In this age of technological advancements is it unusual to be pining for the days of the non-electronic book? Every day we spend hour after hour staring at a computer screen to check our email, use our productivity software to produce documents, spreadsheets and presentations, research articles, read up-to-the-minute content, and on. But now we have these amazing electronic books that allow us to carry our entire library with us from place to place.
But there is still something so wonderful about picking up a well made book. Handling a cloth-bound tome with a finely textured page and deckled edge gives you the sense that what you’re reading is important, and makes you appreciate the time and effort that went into creating a book from idea to final product. With our electronic formats coming at us so stealthily, and with such immediacy, it is often easy to forget all the work that went into a story’s creation.

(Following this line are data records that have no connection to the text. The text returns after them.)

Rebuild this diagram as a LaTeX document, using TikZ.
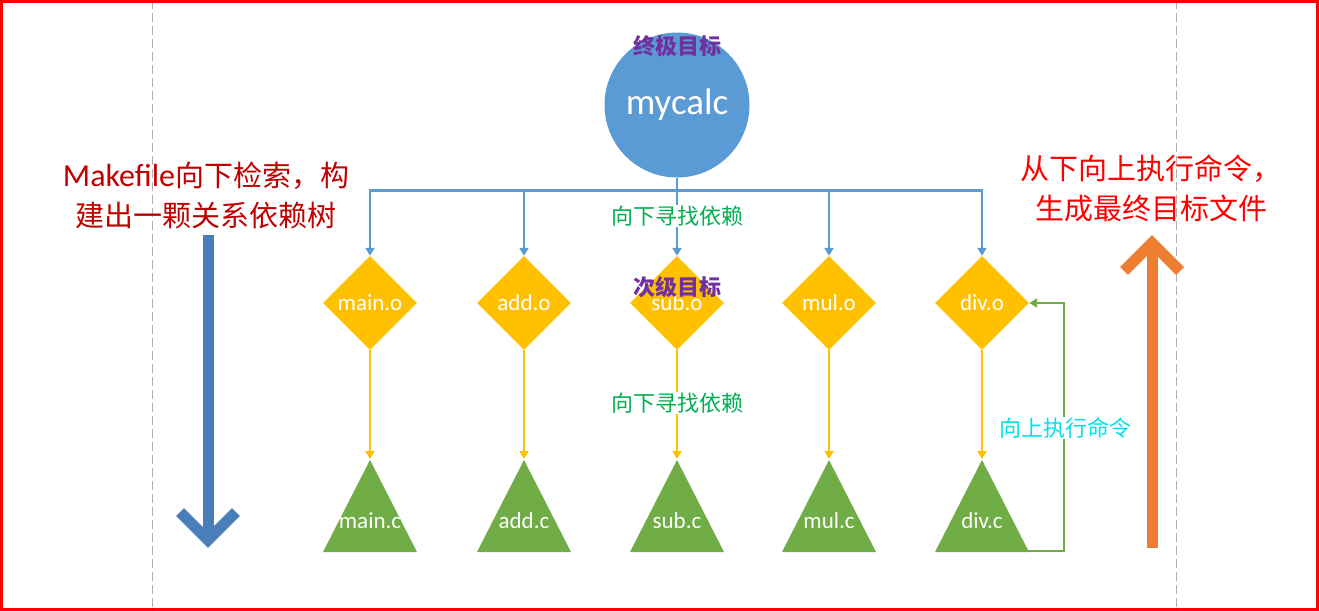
\documentclass[tikz,border=0pt]{standalone}
\usepackage{fontspec}
\setmainfont{Carlito}
\newfontfamily\cjk{Noto Sans CJK SC}
\usetikzlibrary{arrows.meta,shapes.geometric}
\definecolor{GoalBlue}{RGB}{91,155,213}
\definecolor{ArrowBlue}{RGB}{74,126,187}
\definecolor{ObjGold}{RGB}{255,192,0}
\definecolor{SrcGreen}{RGB}{112,173,71}
\definecolor{TextGreen}{RGB}{0,176,80}
\definecolor{TagPurple}{RGB}{112,48,160}
\definecolor{DarkRed}{RGB}{192,0,0}
\definecolor{CmdCyan}{RGB}{0,225,235}
\definecolor{UpOrange}{RGB}{237,125,49}
\definecolor{GuideGray}{RGB}{175,175,175}
\tikzset{
  goal/.style={circle,fill=GoalBlue,text=white,minimum size=145pt,
    inner sep=0pt,font=\fontsize{37pt}{40pt}\selectfont},
  target/.style={diamond,aspect=1,fill=ObjGold,text=white,minimum width=94pt,
    minimum height=94pt,inner sep=0pt,font=\fontsize{23pt}{26pt}\selectfont},
  source/.style={text=white,inner sep=0pt,font=\fontsize{23pt}{26pt}\selectfont},
  tag/.style={text=TagPurple,inner sep=0pt,font=\cjk\bfseries\fontsize{22pt}{26pt}\selectfont},
  note/.style={fill=white,inner sep=1pt,font=\cjk\fontsize{22pt}{26pt}\selectfont},
  side/.style={align=center,inner sep=0pt,font=\cjk\fontsize{29pt}{40pt}\selectfont},
  link/.style={GoalBlue,line width=2.7pt,-{Triangle[width=9pt,length=8pt]}},
  build/.style={ObjGold,line width=2.4pt,-{Triangle[width=9pt,length=8pt]}},
  back/.style={SrcGreen,line width=2pt,-{Triangle[width=9pt,length=8pt]}},
  bigarrow/.style={line width=11pt,line join=miter}
}
\begin{document}
\begin{tikzpicture}[x=1pt,y=-1pt]
  \useasboundingbox (0,0) rectangle (1319,611);
  % guides and frame
  \draw[GuideGray,dash pattern=on 9pt off 4pt] (152,0) -- (152,611);
  \draw[GuideGray,dash pattern=on 9pt off 4pt] (1176,0) -- (1176,611);
  \draw[red,line width=2.5pt] (1.5,1.5) rectangle (1317.5,609.5);

  % final target
  \node[goal] (mycalc) at (677,105) {mycalc};
  \node[tag] (finaltag) at (677,46) {终极目标};

  % object files
  \node[target] (maino) at (370,303) {main.o};
  \node[target] (addo) at (524,303) {add.o};
  \node[target] (subo) at (677,303) {sub.o};
  \node[target] (mulo) at (829,303) {mul.o};
  \node[target] (divo) at (982,303) {div.o};
  \node[tag] (subtag) at (677,287) {次级目标};

  % source files
  \fill[SrcGreen] (370,460) -- (323,552) -- (417,552) -- cycle;
  \fill[SrcGreen] (524,460) -- (477,552) -- (571,552) -- cycle;
  \fill[SrcGreen] (677,460) -- (630,552) -- (724,552) -- cycle;
  \fill[SrcGreen] (829,460) -- (782,552) -- (876,552) -- cycle;
  \fill[SrcGreen] (982,460) -- (935,552) -- (1029,552) -- cycle;
  \coordinate (mainc-top) at (370,459);
  \coordinate (addc-top) at (524,459);
  \coordinate (subc-top) at (677,459);
  \coordinate (mulc-top) at (829,459);
  \coordinate (divc-top) at (982,459);
  \coordinate (divc-corner) at (1028,551);
  \node[source] (mainc) at (370,521) {main.c};
  \node[source] (addc) at (524,521) {add.c};
  \node[source] (subc) at (677,521) {sub.c};
  \node[source] (mulc) at (829,521) {mul.c};
  \node[source] (divc) at (982,521) {div.c};

  % looking down for dependencies
  \draw[link] (mycalc.south) -- ++(0,13) -| (maino.north);
  \draw[link] (mycalc.south) -- ++(0,13) -| (addo.north);
  \draw[link] (mycalc.south) -- (subo.north);
  \draw[link] (mycalc.south) -- ++(0,13) -| (mulo.north);
  \draw[link] (mycalc.south) -- ++(0,13) -| (divo.north);
  \node[note,text=TextGreen] (finddeps) at (677,216) {向下寻找依赖};
  \draw[build] (maino.south) -- (mainc-top);
  \draw[build] (addo.south) -- (addc-top);
  \draw[build] (subo.south) -- (subc-top);
  \draw[build] (mulo.south) -- (mulc-top);
  \draw[build] (divo.south) -- (divc-top);
  \node[note,text=TextGreen] (findsrcs) at (677,403) {向下寻找依赖};

  % running commands upward
  \draw[back] (divc-corner) -- ++(36,0) |- (divo.east);
  \node[note,text=CmdCyan] (runcmd) at (1065,428) {向上执行命令};

  % side notes
  \node[side,text=DarkRed] (searchnote) at (206,195)
    {{\rmfamily\fontsize{32pt}{40pt}\selectfont Makefile}向下检索，构\\建出一颗关系依赖树};
  \node[side,text=red] (buildnote) at (1151,188)
    {从下向上执行命令，\\生成最终目标文件};
  \coordinate (downstart) at (208,235);
  \coordinate (downend) at (208,540);
  \draw[bigarrow,ArrowBlue] (downstart) -- (downend);
  \draw[bigarrow,ArrowBlue] (downend) ++(-28,-28) -- (downend) -- ++(28,-28);
  \coordinate (upstart) at (1152,548);
  \coordinate (upend) at (1152,243);
  \draw[bigarrow,UpOrange] (upstart) -- (upend);
  \draw[bigarrow,UpOrange] (upend) ++(-28,28) -- (upend) -- ++(28,28);
\end{tikzpicture}
\end{document}
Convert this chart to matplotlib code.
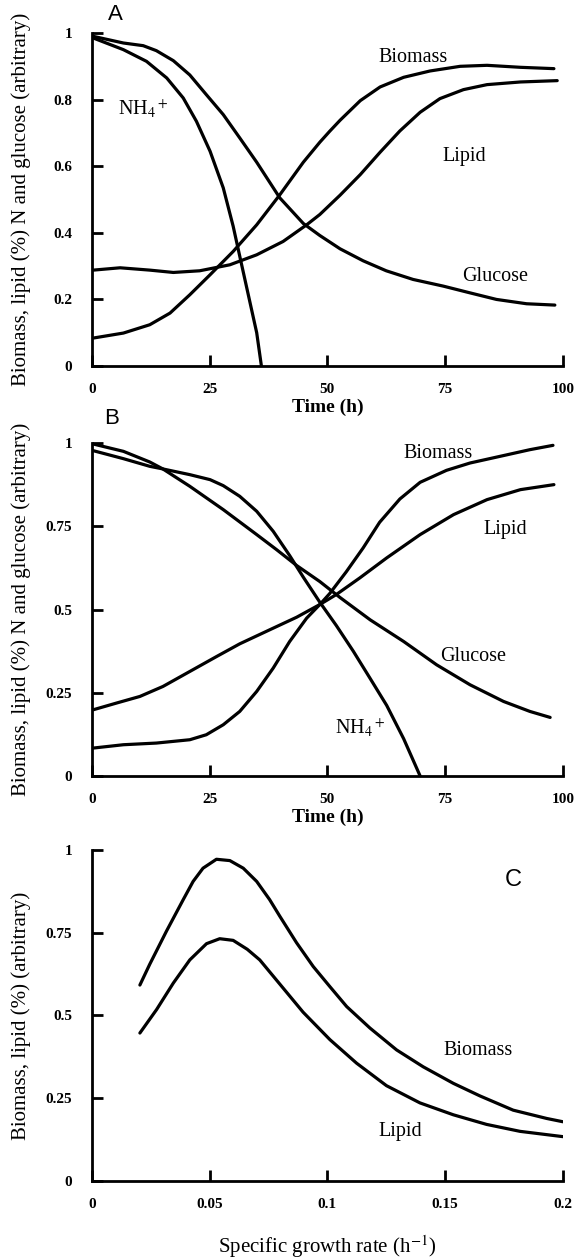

And settling down with a great novel is about slowing down, leisure, taking the time to enter a different world than the one rushing past us each day. By reading on the go, with our e-inks, and electronic page turns, we lose that tactile connection we had to our books. Feeling the raised inks and textured weave as our finger trails along to guide our eyes, or turning down the corner of a page to save our place, are just some of the sensory experiences we lose from following a story on an ebook.
The experience of sitting in our homes with our shelves of well-loved and well-read novels surrounding us cannot be matched with a portable library on a memory chip. And a visit to a public library with a loaner ebook reader and empty shelves does not create the sense of wonder in our young children as a room filled to the ceiling with colorful and exciting stories.
As a reader, I have moved on to the ebook format with a relish, opting instead for the ease and convenience of the electronic medium, but have moments of nostalgia for those beautifully printed, illustrated and designed books that were the norm until recent years. And to those brave authors who have opted not to conform, just yet, to the digital world, your steadfastness is to be commended.